-- DATA LINES start --
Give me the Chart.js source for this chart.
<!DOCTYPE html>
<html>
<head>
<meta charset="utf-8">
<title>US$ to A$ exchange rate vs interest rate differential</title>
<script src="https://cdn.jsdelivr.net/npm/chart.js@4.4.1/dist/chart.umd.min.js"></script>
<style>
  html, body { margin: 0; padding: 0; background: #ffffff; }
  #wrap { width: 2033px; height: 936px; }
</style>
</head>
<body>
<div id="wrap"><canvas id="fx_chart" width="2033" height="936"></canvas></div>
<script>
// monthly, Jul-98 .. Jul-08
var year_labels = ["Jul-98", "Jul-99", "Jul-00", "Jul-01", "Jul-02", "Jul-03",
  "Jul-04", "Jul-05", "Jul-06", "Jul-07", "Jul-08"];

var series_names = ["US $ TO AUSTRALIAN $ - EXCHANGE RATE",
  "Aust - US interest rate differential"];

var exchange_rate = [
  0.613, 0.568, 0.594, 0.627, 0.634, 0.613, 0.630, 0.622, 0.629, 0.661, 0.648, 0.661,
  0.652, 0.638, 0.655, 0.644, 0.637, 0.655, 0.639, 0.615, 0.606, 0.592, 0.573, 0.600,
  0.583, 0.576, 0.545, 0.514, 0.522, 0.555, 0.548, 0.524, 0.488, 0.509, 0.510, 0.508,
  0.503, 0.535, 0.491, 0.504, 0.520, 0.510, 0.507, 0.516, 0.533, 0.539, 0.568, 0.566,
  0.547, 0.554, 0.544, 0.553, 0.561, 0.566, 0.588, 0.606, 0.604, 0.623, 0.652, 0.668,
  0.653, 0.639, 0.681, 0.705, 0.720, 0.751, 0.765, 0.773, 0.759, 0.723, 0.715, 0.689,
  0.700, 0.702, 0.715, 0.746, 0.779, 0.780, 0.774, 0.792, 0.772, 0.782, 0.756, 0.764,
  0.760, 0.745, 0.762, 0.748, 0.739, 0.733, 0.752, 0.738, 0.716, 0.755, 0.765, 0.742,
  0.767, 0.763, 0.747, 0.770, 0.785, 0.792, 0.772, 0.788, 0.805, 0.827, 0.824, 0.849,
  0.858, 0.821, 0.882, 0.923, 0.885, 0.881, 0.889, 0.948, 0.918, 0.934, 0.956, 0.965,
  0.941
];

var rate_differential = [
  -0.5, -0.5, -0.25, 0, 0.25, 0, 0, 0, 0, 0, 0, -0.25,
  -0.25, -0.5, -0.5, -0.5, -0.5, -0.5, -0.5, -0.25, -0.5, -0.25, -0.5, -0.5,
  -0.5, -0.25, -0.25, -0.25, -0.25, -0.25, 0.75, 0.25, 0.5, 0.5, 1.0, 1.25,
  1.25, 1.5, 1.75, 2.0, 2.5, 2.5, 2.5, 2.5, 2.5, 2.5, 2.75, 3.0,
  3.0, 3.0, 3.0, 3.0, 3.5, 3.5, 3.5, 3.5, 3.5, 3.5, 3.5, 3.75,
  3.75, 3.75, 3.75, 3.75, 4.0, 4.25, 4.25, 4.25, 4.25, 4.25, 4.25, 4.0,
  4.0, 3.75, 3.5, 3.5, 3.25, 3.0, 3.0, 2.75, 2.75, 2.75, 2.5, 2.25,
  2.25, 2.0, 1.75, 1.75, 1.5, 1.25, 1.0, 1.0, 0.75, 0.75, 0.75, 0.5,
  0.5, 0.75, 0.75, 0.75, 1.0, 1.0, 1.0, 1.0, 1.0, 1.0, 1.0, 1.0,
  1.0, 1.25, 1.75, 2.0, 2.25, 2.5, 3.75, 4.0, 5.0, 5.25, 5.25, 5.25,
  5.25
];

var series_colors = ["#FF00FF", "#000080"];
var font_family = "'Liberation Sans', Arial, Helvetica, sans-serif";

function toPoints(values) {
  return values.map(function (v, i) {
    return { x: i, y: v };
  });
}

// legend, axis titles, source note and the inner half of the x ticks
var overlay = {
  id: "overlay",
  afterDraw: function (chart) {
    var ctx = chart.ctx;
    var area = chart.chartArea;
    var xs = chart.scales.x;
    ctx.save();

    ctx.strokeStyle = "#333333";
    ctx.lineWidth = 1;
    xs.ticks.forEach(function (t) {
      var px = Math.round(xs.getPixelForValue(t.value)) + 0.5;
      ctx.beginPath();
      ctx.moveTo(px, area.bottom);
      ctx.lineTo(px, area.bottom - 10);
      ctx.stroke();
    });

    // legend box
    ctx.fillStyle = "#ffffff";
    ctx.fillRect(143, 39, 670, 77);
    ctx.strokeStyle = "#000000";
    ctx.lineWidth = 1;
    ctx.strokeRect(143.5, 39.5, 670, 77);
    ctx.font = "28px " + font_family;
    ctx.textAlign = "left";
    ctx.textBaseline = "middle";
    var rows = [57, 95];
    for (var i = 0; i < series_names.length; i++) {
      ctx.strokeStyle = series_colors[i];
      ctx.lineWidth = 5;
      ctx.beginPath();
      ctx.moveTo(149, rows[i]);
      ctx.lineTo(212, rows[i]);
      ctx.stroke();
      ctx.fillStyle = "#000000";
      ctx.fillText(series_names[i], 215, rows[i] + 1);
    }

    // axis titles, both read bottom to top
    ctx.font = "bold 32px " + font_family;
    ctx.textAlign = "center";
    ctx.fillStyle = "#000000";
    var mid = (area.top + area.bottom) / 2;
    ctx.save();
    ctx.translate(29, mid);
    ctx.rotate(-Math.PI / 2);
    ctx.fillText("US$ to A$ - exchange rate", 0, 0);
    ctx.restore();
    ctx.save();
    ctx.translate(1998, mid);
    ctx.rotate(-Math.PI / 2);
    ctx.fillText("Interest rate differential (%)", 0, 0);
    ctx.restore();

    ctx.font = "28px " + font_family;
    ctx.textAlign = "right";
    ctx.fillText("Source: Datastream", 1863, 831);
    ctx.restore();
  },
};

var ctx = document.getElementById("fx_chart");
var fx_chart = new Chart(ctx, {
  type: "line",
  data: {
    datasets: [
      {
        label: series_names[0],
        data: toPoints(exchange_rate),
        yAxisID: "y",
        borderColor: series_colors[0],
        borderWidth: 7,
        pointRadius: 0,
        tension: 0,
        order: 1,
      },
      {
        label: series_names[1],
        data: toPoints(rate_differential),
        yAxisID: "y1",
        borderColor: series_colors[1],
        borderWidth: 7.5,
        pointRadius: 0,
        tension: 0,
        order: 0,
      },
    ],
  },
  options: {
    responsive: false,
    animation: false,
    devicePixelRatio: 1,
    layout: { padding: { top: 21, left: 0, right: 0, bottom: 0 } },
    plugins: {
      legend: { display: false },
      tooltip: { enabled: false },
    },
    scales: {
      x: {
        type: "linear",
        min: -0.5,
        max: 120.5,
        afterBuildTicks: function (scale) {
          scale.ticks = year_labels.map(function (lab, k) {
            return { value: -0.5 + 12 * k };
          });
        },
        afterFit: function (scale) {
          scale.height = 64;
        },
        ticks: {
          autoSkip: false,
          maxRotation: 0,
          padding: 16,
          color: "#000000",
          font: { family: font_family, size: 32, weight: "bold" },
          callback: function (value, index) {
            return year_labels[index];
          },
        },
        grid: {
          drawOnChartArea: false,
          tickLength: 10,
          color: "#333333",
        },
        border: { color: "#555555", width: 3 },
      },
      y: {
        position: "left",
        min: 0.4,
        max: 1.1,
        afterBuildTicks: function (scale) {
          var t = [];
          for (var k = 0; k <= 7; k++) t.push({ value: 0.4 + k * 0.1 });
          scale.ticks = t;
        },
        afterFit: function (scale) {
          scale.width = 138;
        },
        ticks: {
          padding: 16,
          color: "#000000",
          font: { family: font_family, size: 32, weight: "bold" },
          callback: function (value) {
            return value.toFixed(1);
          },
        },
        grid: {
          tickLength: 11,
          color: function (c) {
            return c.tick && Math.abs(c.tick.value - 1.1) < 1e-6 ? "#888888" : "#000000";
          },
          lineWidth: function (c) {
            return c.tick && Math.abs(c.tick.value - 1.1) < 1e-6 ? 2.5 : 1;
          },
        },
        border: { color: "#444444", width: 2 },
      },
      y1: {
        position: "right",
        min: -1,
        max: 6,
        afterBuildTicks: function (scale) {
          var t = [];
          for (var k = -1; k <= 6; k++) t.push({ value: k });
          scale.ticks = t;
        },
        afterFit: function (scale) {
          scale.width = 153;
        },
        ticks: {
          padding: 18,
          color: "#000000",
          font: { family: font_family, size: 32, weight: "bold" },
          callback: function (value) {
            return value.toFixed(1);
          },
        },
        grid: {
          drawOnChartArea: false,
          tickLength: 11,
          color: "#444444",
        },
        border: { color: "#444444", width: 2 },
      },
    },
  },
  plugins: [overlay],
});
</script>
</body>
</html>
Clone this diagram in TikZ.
-- DATA LINES end --
AIM – Beginning at the first line of the records, give again each line exactly as written, ending with the line that contains "- US interest".

FINISHED TASK –
Give me the Chart.js source for this chart.
<!DOCTYPE html>
<html>
<head>
<meta charset="utf-8">
<title>US$ to A$ exchange rate vs interest rate differential</title>
<script src="https://cdn.jsdelivr.net/npm/chart.js@4.4.1/dist/chart.umd.min.js"></script>
<style>
  html, body { margin: 0; padding: 0; background: #ffffff; }
  #wrap { width: 2033px; height: 936px; }
</style>
</head>
<body>
<div id="wrap"><canvas id="fx_chart" width="2033" height="936"></canvas></div>
<script>
// monthly, Jul-98 .. Jul-08
var year_labels = ["Jul-98", "Jul-99", "Jul-00", "Jul-01", "Jul-02", "Jul-03",
  "Jul-04", "Jul-05", "Jul-06", "Jul-07", "Jul-08"];

var series_names = ["US $ TO AUSTRALIAN $ - EXCHANGE RATE",
  "Aust - US interest rate differential"];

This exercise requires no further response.